WIEN, AMMAN. In den vergangenen beiden Jahren sind zwar kaum noch Flüchtlinge aus dem Bürgerkriegsland Syrien in das benachbarte Jordanien gekommen. Insgesamt leben aber bereits mehr als 650.000 Vertriebene dort. Für viele von ihnen ist es bereits das achte Jahr im Exil. Ihre Situation hat sich in dieser Zeit oft verschlechtert.
Laut einer aktuellen Studie der Hilfsorganisation Care bekommen die syrischen Flüchtlinge in Jordanien mittlerweile weniger Unterstützung, etwa in Form von Lebensmitteln oder medizinischer Hilfe. 90 Prozent der Befragten gaben demnach an, sie bräuchten dringend Zugang zu günstigerer medizinischer Versorgung und zu Medikamenten.
Parallel dazu steigen deren Schulden. Im vergangenen Jahr hat ein durchschnittlicher Haushalt syrischer Flüchtlinge in Jordanien laut Care umgerechnet 279 US-Dollar im Monat verdient, aber Kosten von 328 US-Dollar gehabt. Der Großteil des Geldes wird in der Regel für die Miete gebraucht.

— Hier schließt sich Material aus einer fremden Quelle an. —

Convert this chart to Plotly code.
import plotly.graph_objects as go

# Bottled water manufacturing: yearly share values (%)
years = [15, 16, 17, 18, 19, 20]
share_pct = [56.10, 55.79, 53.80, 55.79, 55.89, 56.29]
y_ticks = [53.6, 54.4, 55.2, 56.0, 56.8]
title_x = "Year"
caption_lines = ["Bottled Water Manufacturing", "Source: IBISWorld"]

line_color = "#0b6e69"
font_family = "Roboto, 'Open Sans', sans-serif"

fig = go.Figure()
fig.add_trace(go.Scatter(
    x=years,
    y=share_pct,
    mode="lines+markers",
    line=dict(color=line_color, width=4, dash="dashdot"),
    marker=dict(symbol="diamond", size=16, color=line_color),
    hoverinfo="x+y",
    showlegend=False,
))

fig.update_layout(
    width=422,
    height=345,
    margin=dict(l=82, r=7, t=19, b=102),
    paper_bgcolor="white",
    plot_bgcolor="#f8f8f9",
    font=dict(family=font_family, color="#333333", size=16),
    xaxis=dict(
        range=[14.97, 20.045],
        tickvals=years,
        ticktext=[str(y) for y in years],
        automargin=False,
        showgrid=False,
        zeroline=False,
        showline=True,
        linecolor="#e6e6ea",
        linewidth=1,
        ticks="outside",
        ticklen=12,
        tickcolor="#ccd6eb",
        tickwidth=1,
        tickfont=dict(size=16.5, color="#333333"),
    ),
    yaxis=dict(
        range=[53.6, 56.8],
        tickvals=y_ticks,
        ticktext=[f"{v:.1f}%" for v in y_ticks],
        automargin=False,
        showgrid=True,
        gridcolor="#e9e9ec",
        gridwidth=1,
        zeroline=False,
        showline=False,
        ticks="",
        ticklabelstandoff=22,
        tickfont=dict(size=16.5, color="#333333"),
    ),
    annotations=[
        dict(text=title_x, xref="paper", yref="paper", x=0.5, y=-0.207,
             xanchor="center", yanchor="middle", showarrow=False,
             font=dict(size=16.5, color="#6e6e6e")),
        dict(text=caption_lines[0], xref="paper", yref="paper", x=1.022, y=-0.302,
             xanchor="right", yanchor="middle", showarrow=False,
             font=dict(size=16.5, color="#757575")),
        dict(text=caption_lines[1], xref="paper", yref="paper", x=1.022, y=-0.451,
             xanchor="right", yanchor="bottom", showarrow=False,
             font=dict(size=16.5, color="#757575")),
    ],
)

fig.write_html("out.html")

Denn die meisten Flüchtlinge leben nicht in den Lagern, sondern in den Städten Amman, Irbid, Zarqa und Mafraq.
Am meisten unter den finanziellen Problemen zu leiden haben folglich die Kinder und Jugendlichen in den Flüchtlingsfamilien. Oft sind es die Schulkosten, bei denen die Familien am ehesten sparen (können). Vielmehr müssen die Kinder arbeiten, um die Familien finanziell zu unterstützen. 7,3 Prozent der befragten Syrer gaben an, dass ein Kind täglich oder gelegentlich arbeiten geht. Die Zahlen sind drei Mal so hoch wie in Syrien vor dem Krieg.
Mittlerweile gehen laut der CareStudie nur mehr 53,9 Prozent der syrischen Kinder unter 18 Jahren in Jordanien in die Schule. Zum Vergleich: Unter den jordanischen Kindern unter 18 Jahren sind es 85 Prozent. Ein Drittel der syrischen Flüchtlingskinder ist nicht in der Schulstufe, in der es eigentlich gemäß seinem Alter sein sollte.
Um die Familie über die Runden zu bringen, wird aber nicht nur Schulgeld gespart. Eine unter zehn syrischen Flüchtlingsfamilien in Jordanien berichtet, sie habe Kinder unter 18 Jahren verheiratet, um so die Kosten für den Haushalt zu reduzieren.
Zurück nach Syrien zu gehen, daran denken viele Flüchtlinge in Jordanien. Aber nur 18,8 Prozent der Befragten gaben an, derzeit eine Rückkehr zu planen. „Eines Tages“möchten 84 Prozent der Befragten wieder in ihrer Heimat leben. Die meisten davon, weil sie noch Familienmitglieder in dem Bürgerkriegsland haben, mit denen sie wieder zusammenleben möchten. Gefragt nach der Art der Unterstützung, die sie am notwendigsten für eine Rückkehr brauchen würden, nannten die meisten Flüchtlinge Bargeld.